_DATA FOR THIS TASK:_

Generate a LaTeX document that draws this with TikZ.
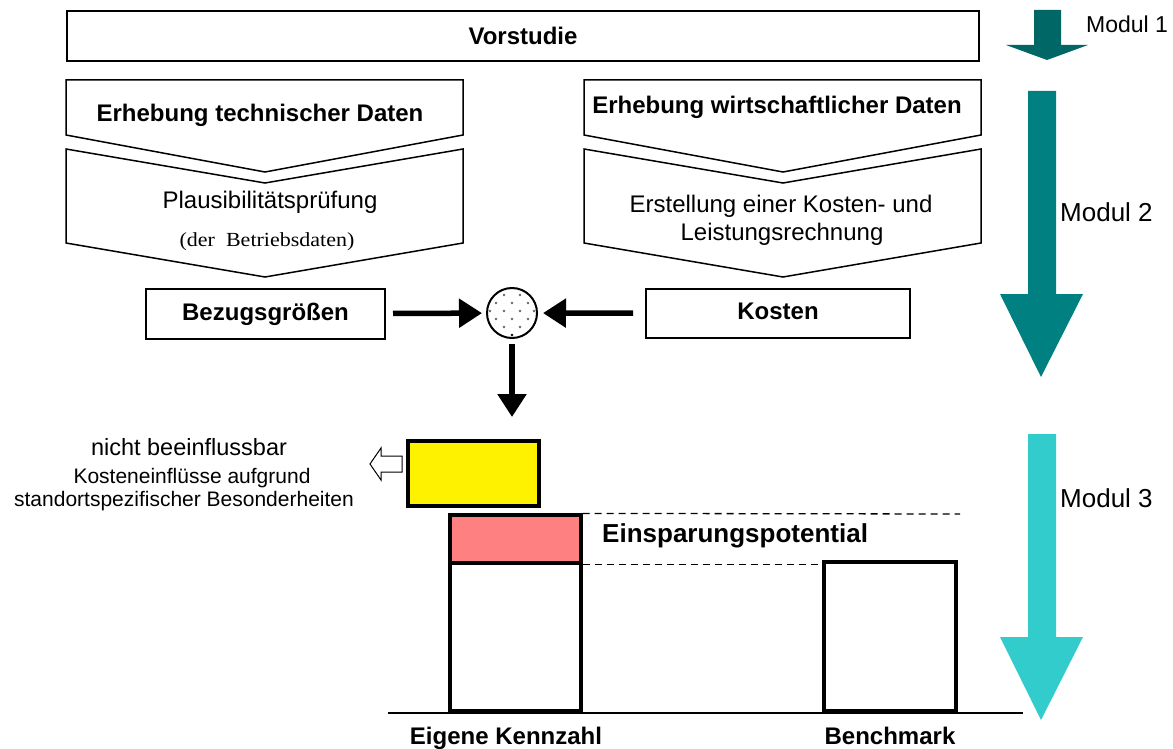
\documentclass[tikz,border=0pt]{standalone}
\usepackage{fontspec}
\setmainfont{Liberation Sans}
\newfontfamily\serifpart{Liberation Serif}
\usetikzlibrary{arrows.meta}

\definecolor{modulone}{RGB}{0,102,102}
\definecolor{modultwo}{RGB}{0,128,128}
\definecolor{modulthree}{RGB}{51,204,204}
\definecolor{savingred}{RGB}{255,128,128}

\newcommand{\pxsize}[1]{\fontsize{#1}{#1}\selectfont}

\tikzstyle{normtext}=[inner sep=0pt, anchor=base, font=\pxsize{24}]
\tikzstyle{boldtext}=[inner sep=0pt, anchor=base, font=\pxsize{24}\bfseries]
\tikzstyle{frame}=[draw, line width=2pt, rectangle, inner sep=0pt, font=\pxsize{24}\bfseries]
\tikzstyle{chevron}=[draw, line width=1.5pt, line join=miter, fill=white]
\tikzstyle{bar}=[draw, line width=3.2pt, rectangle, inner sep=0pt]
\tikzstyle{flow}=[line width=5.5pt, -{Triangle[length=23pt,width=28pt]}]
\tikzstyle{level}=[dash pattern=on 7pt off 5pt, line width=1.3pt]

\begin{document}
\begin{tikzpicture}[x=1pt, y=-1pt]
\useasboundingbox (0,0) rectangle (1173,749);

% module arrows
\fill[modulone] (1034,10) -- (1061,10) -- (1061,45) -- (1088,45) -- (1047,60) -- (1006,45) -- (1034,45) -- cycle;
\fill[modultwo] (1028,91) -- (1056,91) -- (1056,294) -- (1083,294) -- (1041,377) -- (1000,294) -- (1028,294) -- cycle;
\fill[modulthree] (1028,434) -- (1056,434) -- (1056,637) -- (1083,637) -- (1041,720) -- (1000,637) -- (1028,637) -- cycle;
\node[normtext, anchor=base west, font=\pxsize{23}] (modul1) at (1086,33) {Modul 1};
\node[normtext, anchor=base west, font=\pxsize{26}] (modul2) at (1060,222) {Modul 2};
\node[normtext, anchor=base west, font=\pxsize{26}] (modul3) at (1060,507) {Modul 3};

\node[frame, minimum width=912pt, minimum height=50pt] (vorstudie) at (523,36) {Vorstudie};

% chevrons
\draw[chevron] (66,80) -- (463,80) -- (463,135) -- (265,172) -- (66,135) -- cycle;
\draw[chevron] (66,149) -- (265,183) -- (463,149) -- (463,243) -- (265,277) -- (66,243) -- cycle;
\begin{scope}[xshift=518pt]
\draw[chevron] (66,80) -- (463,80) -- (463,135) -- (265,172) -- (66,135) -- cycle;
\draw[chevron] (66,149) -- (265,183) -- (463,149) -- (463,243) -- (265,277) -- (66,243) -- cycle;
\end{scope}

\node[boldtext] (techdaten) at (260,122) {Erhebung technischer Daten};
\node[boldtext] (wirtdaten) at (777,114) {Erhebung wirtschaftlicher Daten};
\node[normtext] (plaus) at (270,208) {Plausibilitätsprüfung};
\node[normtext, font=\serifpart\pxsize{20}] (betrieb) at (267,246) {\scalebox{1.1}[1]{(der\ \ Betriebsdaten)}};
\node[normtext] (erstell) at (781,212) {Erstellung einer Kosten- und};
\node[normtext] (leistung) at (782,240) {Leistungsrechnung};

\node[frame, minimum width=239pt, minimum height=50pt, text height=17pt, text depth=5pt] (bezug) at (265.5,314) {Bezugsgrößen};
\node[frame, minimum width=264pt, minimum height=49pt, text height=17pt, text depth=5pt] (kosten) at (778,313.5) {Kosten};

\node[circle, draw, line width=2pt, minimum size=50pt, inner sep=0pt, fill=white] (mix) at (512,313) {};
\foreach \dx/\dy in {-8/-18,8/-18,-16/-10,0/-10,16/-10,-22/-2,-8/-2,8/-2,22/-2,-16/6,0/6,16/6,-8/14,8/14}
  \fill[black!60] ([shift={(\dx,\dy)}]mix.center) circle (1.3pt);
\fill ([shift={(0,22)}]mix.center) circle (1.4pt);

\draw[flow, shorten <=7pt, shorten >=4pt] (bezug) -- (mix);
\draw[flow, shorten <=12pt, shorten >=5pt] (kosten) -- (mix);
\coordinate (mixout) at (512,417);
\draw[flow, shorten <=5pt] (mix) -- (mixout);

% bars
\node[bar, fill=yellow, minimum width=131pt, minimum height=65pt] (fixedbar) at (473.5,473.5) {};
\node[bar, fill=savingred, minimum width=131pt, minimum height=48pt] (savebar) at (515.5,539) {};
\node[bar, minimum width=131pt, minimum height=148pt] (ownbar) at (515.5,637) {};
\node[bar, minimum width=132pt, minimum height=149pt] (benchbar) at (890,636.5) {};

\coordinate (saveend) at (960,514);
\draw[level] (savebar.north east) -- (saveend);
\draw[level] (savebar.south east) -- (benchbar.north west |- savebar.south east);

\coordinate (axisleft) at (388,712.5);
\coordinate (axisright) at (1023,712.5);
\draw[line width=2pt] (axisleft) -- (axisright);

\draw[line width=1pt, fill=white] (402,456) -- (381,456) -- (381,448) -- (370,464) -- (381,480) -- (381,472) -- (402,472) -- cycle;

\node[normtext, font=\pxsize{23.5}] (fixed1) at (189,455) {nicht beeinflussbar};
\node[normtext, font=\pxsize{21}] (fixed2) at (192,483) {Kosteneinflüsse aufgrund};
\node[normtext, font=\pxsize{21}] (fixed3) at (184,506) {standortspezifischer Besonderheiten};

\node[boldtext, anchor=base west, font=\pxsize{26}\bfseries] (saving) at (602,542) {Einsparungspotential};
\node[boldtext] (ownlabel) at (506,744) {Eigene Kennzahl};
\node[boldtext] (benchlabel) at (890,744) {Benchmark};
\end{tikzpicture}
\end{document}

---

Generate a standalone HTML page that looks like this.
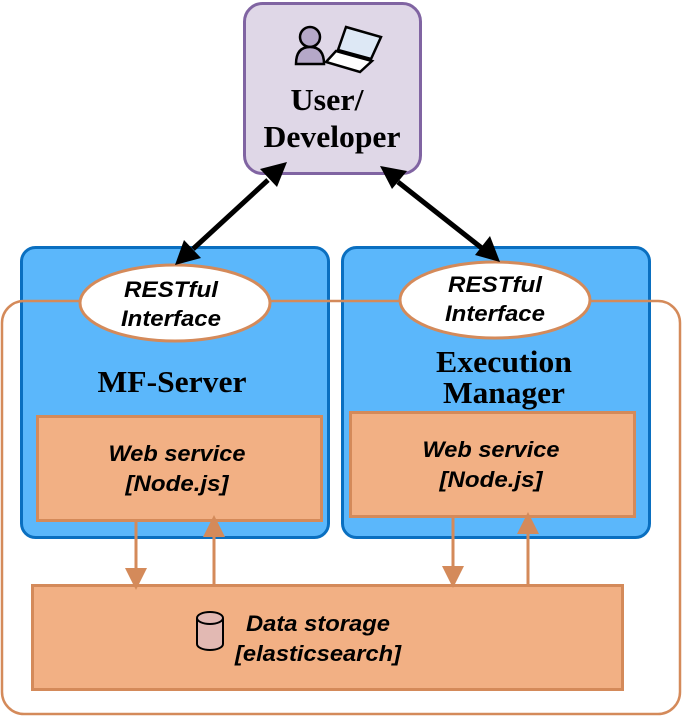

_PROBLEM REQUIREMENTS:_
Above are some records; extract exactly the lines from the one containing "Generate a LaTeX" through the one containing "5pt, line width=1.3pt]" and drop the pictures.

_EXERCISE OUTPUT:_
Generate a LaTeX document that draws this with TikZ.
\documentclass[tikz,border=0pt]{standalone}
\usepackage{fontspec}
\setmainfont{Liberation Sans}
\newfontfamily\serifpart{Liberation Serif}
\usetikzlibrary{arrows.meta}

\definecolor{modulone}{RGB}{0,102,102}
\definecolor{modultwo}{RGB}{0,128,128}
\definecolor{modulthree}{RGB}{51,204,204}
\definecolor{savingred}{RGB}{255,128,128}

\newcommand{\pxsize}[1]{\fontsize{#1}{#1}\selectfont}

\tikzstyle{normtext}=[inner sep=0pt, anchor=base, font=\pxsize{24}]
\tikzstyle{boldtext}=[inner sep=0pt, anchor=base, font=\pxsize{24}\bfseries]
\tikzstyle{frame}=[draw, line width=2pt, rectangle, inner sep=0pt, font=\pxsize{24}\bfseries]
\tikzstyle{chevron}=[draw, line width=1.5pt, line join=miter, fill=white]
\tikzstyle{bar}=[draw, line width=3.2pt, rectangle, inner sep=0pt]
\tikzstyle{flow}=[line width=5.5pt, -{Triangle[length=23pt,width=28pt]}]
\tikzstyle{level}=[dash pattern=on 7pt off 5pt, line width=1.3pt]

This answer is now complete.